DATA SHOWN>
--- Start ---
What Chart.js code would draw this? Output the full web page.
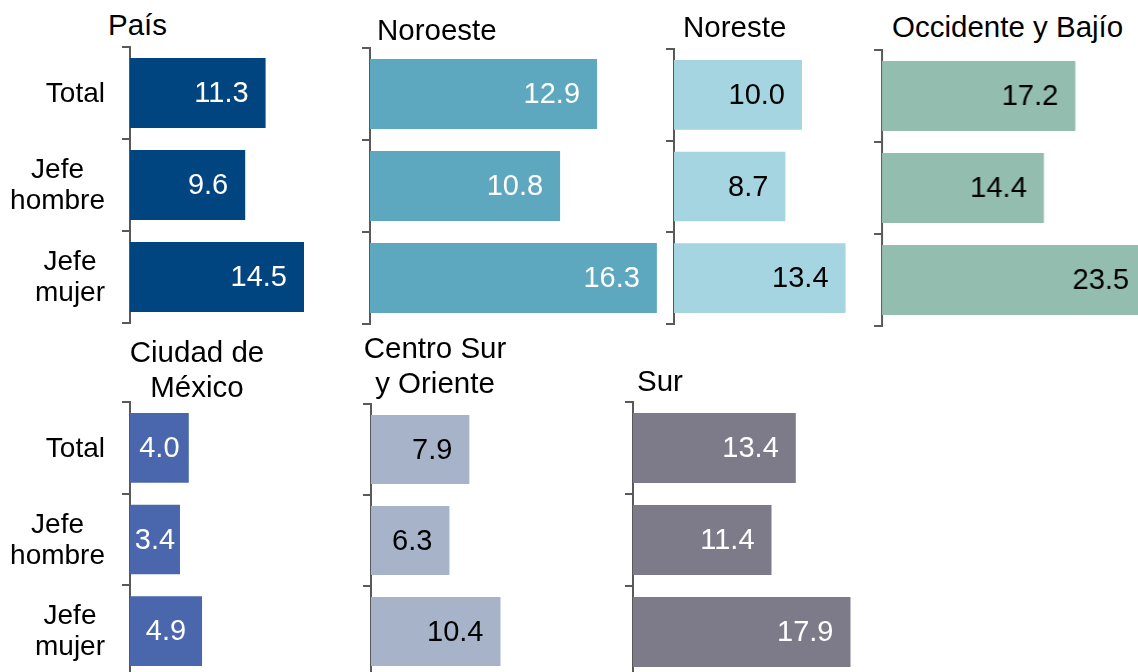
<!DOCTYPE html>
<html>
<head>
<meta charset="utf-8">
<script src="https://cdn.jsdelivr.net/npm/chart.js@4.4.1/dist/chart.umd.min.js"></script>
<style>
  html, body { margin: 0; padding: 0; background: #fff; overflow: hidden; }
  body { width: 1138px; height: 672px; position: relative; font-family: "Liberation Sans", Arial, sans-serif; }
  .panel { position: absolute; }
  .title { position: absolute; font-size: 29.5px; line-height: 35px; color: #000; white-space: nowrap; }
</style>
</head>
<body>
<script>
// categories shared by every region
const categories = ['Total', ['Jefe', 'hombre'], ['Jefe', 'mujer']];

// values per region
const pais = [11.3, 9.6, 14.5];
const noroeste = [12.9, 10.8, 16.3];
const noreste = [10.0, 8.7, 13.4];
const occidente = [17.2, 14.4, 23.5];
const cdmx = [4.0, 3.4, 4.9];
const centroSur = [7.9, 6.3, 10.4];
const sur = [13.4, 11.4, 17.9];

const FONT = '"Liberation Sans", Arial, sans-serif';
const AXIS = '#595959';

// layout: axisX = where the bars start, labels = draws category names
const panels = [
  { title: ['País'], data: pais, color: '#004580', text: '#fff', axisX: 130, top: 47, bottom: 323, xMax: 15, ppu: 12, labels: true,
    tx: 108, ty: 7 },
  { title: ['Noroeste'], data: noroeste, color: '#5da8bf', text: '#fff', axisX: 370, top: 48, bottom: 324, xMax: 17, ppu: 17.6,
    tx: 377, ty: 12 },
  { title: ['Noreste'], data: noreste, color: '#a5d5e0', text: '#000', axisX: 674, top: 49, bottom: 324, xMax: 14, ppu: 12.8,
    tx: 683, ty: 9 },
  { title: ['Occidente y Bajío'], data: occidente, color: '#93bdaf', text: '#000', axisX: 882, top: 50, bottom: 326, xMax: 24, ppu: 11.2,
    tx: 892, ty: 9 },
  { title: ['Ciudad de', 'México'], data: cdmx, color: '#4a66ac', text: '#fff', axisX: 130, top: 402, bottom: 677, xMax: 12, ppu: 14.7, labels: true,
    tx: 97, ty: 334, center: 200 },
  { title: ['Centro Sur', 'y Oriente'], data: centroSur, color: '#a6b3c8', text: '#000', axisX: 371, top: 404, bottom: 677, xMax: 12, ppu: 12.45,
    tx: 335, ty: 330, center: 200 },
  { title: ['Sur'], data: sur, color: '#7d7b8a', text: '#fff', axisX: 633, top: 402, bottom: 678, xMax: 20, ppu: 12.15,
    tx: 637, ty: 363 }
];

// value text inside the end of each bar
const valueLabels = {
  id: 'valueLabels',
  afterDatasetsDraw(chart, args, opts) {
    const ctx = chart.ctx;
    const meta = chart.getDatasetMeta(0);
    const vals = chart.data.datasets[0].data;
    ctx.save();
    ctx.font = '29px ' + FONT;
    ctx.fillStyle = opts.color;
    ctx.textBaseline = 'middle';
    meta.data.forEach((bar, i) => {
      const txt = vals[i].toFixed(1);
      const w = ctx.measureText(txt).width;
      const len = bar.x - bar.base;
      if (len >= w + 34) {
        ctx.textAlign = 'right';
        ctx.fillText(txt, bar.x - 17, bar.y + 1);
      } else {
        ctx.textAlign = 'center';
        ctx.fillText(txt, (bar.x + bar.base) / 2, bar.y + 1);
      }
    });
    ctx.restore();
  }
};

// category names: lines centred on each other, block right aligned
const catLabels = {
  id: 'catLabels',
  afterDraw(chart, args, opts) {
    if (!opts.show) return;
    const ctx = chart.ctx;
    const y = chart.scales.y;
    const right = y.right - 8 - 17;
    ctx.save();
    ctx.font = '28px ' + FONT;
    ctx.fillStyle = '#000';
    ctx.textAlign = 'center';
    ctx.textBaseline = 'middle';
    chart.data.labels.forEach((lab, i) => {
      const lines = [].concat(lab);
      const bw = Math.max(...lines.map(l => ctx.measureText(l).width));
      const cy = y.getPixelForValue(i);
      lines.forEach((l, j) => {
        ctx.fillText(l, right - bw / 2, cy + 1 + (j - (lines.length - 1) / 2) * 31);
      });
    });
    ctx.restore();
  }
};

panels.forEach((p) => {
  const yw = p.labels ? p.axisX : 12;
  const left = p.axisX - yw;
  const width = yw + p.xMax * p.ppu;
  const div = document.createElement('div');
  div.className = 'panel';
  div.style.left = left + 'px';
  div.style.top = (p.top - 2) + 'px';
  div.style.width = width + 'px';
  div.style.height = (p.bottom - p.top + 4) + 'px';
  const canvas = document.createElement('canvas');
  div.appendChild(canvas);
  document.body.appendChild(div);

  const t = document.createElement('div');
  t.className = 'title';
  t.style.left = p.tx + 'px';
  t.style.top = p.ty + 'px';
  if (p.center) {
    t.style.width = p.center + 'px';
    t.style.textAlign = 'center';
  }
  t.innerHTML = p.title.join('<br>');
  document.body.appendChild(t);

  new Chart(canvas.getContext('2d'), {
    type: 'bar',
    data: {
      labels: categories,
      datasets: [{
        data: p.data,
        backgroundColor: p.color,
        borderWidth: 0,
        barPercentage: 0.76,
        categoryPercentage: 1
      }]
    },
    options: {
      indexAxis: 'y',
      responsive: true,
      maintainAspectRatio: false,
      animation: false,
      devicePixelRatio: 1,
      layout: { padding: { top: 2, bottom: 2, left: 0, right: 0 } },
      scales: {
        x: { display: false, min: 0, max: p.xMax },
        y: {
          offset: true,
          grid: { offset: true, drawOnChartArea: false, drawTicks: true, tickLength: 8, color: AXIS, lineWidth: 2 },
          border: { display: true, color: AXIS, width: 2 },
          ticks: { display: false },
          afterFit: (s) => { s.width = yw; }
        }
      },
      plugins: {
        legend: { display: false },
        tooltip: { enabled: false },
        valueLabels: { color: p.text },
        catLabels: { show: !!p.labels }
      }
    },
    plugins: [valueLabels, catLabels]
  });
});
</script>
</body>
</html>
--- End ---
TASK REQUIREMENTS>
Restate the data word for word from its first line through the line with "const AXIS = '#595959';", leaving out any picture along the way.

EXERCISE RESPONSE>
What Chart.js code would draw this? Output the full web page.
<!DOCTYPE html>
<html>
<head>
<meta charset="utf-8">
<script src="https://cdn.jsdelivr.net/npm/chart.js@4.4.1/dist/chart.umd.min.js"></script>
<style>
  html, body { margin: 0; padding: 0; background: #fff; overflow: hidden; }
  body { width: 1138px; height: 672px; position: relative; font-family: "Liberation Sans", Arial, sans-serif; }
  .panel { position: absolute; }
  .title { position: absolute; font-size: 29.5px; line-height: 35px; color: #000; white-space: nowrap; }
</style>
</head>
<body>
<script>
// categories shared by every region
const categories = ['Total', ['Jefe', 'hombre'], ['Jefe', 'mujer']];

// values per region
const pais = [11.3, 9.6, 14.5];
const noroeste = [12.9, 10.8, 16.3];
const noreste = [10.0, 8.7, 13.4];
const occidente = [17.2, 14.4, 23.5];
const cdmx = [4.0, 3.4, 4.9];
const centroSur = [7.9, 6.3, 10.4];
const sur = [13.4, 11.4, 17.9];

const FONT = '"Liberation Sans", Arial, sans-serif';
const AXIS = '#595959';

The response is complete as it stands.